There’s always been one dreaded C word in my world. No, not the one that would result in our mouths being washed out with soap. Let’s keep our minds clean here!
Yesterday, I gave a fairly large presentation and afterwards, someone came up and thanked me for presenting a difficult and complicated topic in such an easy and fun way. It made me think – am I that way in my personal life? Am I a good communicator? I’m afraid the answer could be – not all the time. Sometimes I prefer my cave over talking about stressful personal situations. I’m still growing. 🙂
But, there really are three C’s that are critical (no c-pun intended) to any relationship: Communication, Conflict and Compromise.

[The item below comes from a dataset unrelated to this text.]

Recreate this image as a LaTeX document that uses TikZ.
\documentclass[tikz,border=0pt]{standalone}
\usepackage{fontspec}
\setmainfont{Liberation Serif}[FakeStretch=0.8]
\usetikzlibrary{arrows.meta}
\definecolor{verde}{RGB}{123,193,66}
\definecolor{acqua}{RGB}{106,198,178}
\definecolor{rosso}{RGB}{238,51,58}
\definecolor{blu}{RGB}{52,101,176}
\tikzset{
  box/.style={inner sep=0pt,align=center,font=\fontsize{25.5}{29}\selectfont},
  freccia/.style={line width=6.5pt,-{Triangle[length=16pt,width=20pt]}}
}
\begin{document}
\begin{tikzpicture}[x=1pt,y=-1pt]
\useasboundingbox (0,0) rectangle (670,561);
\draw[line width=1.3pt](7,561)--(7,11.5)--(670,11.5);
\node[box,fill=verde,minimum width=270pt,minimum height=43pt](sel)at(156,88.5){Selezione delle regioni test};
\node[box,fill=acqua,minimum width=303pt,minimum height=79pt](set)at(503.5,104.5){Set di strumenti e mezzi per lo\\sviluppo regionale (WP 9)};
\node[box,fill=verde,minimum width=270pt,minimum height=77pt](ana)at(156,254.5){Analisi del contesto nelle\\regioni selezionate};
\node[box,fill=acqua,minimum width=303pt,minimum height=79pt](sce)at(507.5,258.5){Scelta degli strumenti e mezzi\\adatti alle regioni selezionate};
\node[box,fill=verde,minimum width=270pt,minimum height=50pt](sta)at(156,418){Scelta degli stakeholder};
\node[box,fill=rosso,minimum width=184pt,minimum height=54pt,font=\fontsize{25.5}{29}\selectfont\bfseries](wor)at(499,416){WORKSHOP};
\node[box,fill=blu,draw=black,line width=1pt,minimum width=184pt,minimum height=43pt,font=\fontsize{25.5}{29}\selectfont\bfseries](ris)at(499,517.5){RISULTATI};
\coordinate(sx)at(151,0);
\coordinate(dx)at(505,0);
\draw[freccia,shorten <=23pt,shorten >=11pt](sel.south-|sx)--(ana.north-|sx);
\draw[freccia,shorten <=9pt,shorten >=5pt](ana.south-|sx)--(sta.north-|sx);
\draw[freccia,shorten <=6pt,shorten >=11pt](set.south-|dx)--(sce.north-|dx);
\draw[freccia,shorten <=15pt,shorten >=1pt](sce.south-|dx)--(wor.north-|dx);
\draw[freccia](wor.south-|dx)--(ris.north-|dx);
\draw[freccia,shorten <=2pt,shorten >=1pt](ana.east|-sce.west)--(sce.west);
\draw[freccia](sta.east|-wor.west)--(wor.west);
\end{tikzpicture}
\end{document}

Communication problems in relationships are a primary cause of failed marriages, broken hearts and ruined dreams. You think you’ve explained yourself clearly? Think again. Does your partner really know what you are saying (and assume you are not being clear, not that they are dumb!)? We’ve become lazy with our thinking and explanations. We expect our partners to know what the freak we’re talking about. Unless you’re married Mr./Ms. Super-psychic, don’t expect your partner to read your mind. And, be specific. The army has long since learned that minds thrive on clear specific orders. It’s no different in relationships. If you have a need – say it.

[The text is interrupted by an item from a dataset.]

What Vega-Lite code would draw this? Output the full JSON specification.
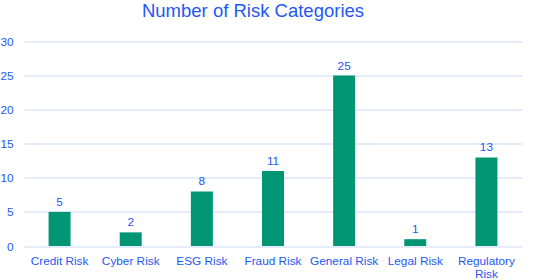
{
  "$schema": "https://vega.github.io/schema/vega-lite/v6.json",
  "width": 498,
  "height": 204.5,
  "autosize": {"type": "none"},
  "padding": {"left": 24, "top": 41.5, "right": 12, "bottom": 34},
  "background": "white",
  "title": {
    "text": "Number of Risk Categories",
    "font": "Liberation Sans",
    "fontSize": 18.5,
    "fontWeight": "normal",
    "color": "#2458f5",
    "anchor": "middle",
    "dx": -20,
    "offset": 16.5
  },
  "data": {
    "values": [
      {"category": "Credit Risk", "count": 5},
      {"category": "Cyber Risk", "count": 2},
      {"category": "ESG Risk", "count": 8},
      {"category": "Fraud Risk", "count": 11},
      {"category": "General Risk", "count": 25},
      {"category": "Legal Risk", "count": 1},
      {"category": "Regulatory Risk", "count": 13}
    ]
  },
  "config": {
    "view": {"stroke": null},
    "font": "Liberation Sans"
  },
  "encoding": {
    "x": {
      "field": "category",
      "type": "nominal",
      "sort": null,
      "scale": {"paddingInner": 0, "paddingOuter": 0},
      "axis": {
        "title": null,
        "labelAngle": 0,
        "labelFont": "Liberation Sans",
        "labelFontSize": 11.8,
        "labelColor": "#2458f5",
        "labelPadding": 9,
        "labelLimit": 0,
        "ticks": false,
        "domain": false,
        "labelExpr": "datum.label == 'Regulatory Risk' ? ['Regulatory', 'Risk'] : datum.label"
      }
    },
    "y": {
      "field": "count",
      "type": "quantitative",
      "scale": {"domain": [0, 30]},
      "axis": {
        "title": null,
        "values": [0, 5, 10, 15, 20, 25, 30],
        "labelFont": "Liberation Sans",
        "labelFontSize": 11.8,
        "labelColor": "#2458f5",
        "labelPadding": 11,
        "ticks": false,
        "domain": false,
        "gridColor": "#c9d8f7",
        "gridWidth": 1.2
      }
    }
  },
  "layer": [
    {
      "mark": {"type": "bar", "color": "#009673", "size": 22}
    },
    {
      "mark": {
        "type": "text",
        "dy": -10,
        "fontSize": 11.8,
        "font": "Liberation Sans",
        "color": "#2458f5"
      },
      "encoding": {"text": {"field": "count", "type": "quantitative"}}
    }
  ]
}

Conflict is a part of life. But, if you and your partner/friend have a part in Groundhog’s Day (the same thing over and over again) then your method of solving conflict is not working. How can you fix it? Remember, there are no victims. If your comments during a fight are going to cause pain to your partner – don’t say them. Want to win? Go play darts or go to Vegas – there’s no winner in a relationship fight. It’s a team sport. Think before you speak, act or walk away. Once done, it’s hard to take it back.
Compromise is a difficult one. There’s good compromise and bad compromise. Bad compromise is changing your habits and who you are in such a way that you wind up becoming less of your full, authentic, happy self. Good compromise is changing your habits and self in such a way that you grow more into your most full, authentic, happy self.
Aristotle’s great love advice was that real-deal love comes from being involved in “a relationship of shared virtue,” where you pick a partner who gets you at your core and lovingly inspires, challenges and supports you to become your best possible self — not someone who takes away from your best possible self. Essentially, he believed that true happiness comes from a relationship with positive and supportive communication, healthy compromise and working through conflicts in a loving way. Amazing what a guy with a one word name knows!
Just random thoughts for your weekend. Have a good one!!